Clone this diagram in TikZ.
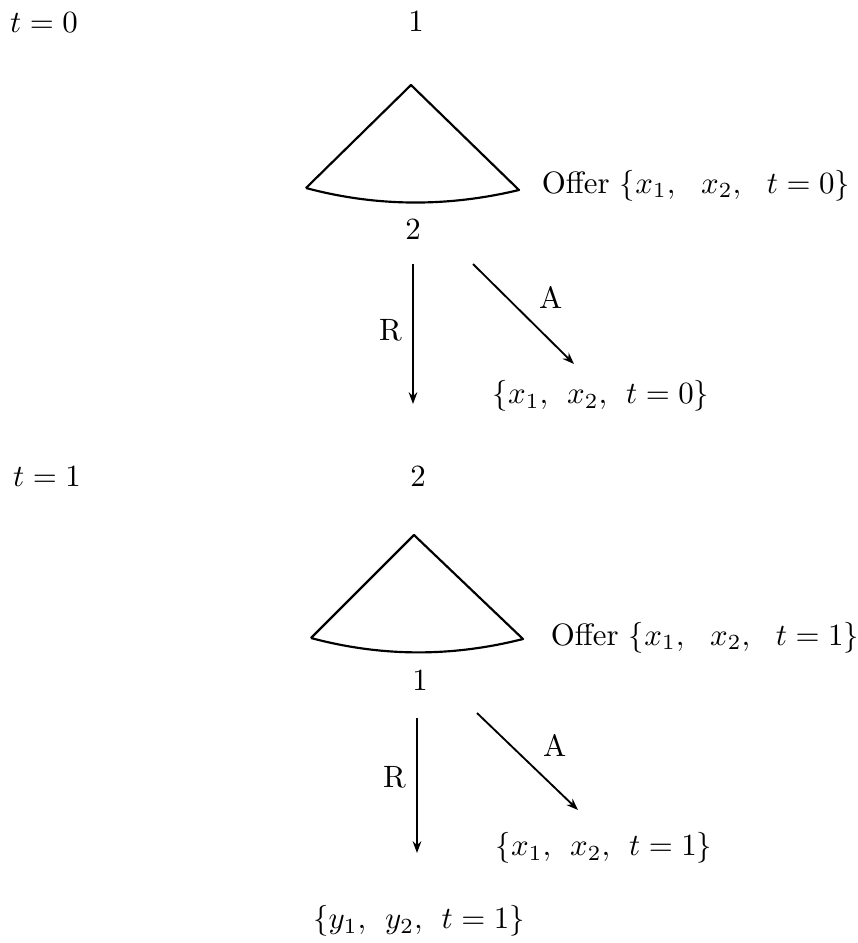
\documentclass[tikz,border=0pt]{standalone}
\usetikzlibrary{arrows.meta}
\begin{document}
\begin{tikzpicture}[x=0.324pt, y=-0.324pt,
    fan/.style={line width=0.7pt, line join=round},
    move/.style={line width=0.6pt, -{Stealth[length=3.8pt, width=2.8pt]}}]
                \useasboundingbox (0,0) rectangle (857,943);
                
                \node (t0) at (44,23) {$t=0$};
                \node (pa) at (416,21) {1};
                \coordinate (apexa) at (411,85);
                \coordinate (lefta) at (306,188);
                \coordinate (righta) at (519,190);
                \draw[fan] (lefta) -- (apexa) -- (righta) .. controls (448,207) and (377,207) .. (lefta);
                \node[anchor=base west] (offera) at (531,193) {Offer $\{x_1,\ \ x_2,\ \ t=0\}$};
                \node (pb) at (413,229) {2};
                \coordinate (ra) at (413,264);
                \coordinate (rb) at (413,404);
                \coordinate (aa) at (473,264);
                \coordinate (ab) at (574,364);
                \draw[move] (ra) -- node[left, pos=0.47]{R} (rb);
                \draw[move] (aa) -- node[right=7pt, pos=0.33]{A} (ab);
                \node (acca) at (601,396) {$\{x_1,\:\:x_2,\:\:t=0\}$};
                
                \node (t1) at (47,477) {$t=1$};
                \node (pc) at (418,476) {2};
                \coordinate (apexb) at (414,535);
                \coordinate (leftb) at (311,638);
                \coordinate (rightb) at (523,639);
                \draw[fan] (leftb) -- (apexb) -- (rightb) .. controls (452,657) and (382,657) .. (leftb);
                \node[anchor=base west] (offerb) at (540,645) {Offer $\{x_1,\ \ x_2,\ \ t=1\}$};
                \node (pd) at (420,680) {1};
                \coordinate (rc) at (417,718);
                \coordinate (rd) at (417,853);
                \coordinate (ac) at (477,713);
                \coordinate (ad) at (578,810);
                \draw[move] (rc) -- node[left, pos=0.44]{R} (rd);
                \draw[move] (ac) -- node[right=7pt, pos=0.33]{A} (ad);
                \node (accb) at (604,848) {$\{x_1,\:\:x_2,\:\:t=1\}$};
                \node (rejb) at (419,921) {$\{y_1,\:\:y_2,\:\:t=1\}$};
            \end{tikzpicture}
\end{document}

# DIRECTION
Leaving the pictures aside, transcribe the entire listing exactly.

# ANSWER TO THE EXERCISE
Clone this diagram in TikZ.
\documentclass[tikz,border=0pt]{standalone}
\usetikzlibrary{arrows.meta}
\begin{document}
\begin{tikzpicture}[x=0.324pt, y=-0.324pt,
    fan/.style={line width=0.7pt, line join=round},
    move/.style={line width=0.6pt, -{Stealth[length=3.8pt, width=2.8pt]}}]
                \useasboundingbox (0,0) rectangle (857,943);
                
                \node (t0) at (44,23) {$t=0$};
                \node (pa) at (416,21) {1};
                \coordinate (apexa) at (411,85);
                \coordinate (lefta) at (306,188);
                \coordinate (righta) at (519,190);
                \draw[fan] (lefta) -- (apexa) -- (righta) .. controls (448,207) and (377,207) .. (lefta);
                \node[anchor=base west] (offera) at (531,193) {Offer $\{x_1,\ \ x_2,\ \ t=0\}$};
                \node (pb) at (413,229) {2};
                \coordinate (ra) at (413,264);
                \coordinate (rb) at (413,404);
                \coordinate (aa) at (473,264);
                \coordinate (ab) at (574,364);
                \draw[move] (ra) -- node[left, pos=0.47]{R} (rb);
                \draw[move] (aa) -- node[right=7pt, pos=0.33]{A} (ab);
                \node (acca) at (601,396) {$\{x_1,\:\:x_2,\:\:t=0\}$};
                
                \node (t1) at (47,477) {$t=1$};
                \node (pc) at (418,476) {2};
                \coordinate (apexb) at (414,535);
                \coordinate (leftb) at (311,638);
                \coordinate (rightb) at (523,639);
                \draw[fan] (leftb) -- (apexb) -- (rightb) .. controls (452,657) and (382,657) .. (leftb);
                \node[anchor=base west] (offerb) at (540,645) {Offer $\{x_1,\ \ x_2,\ \ t=1\}$};
                \node (pd) at (420,680) {1};
                \coordinate (rc) at (417,718);
                \coordinate (rd) at (417,853);
                \coordinate (ac) at (477,713);
                \coordinate (ad) at (578,810);
                \draw[move] (rc) -- node[left, pos=0.44]{R} (rd);
                \draw[move] (ac) -- node[right=7pt, pos=0.33]{A} (ad);
                \node (accb) at (604,848) {$\{x_1,\:\:x_2,\:\:t=1\}$};
                \node (rejb) at (419,921) {$\{y_1,\:\:y_2,\:\:t=1\}$};
            \end{tikzpicture}
\end{document}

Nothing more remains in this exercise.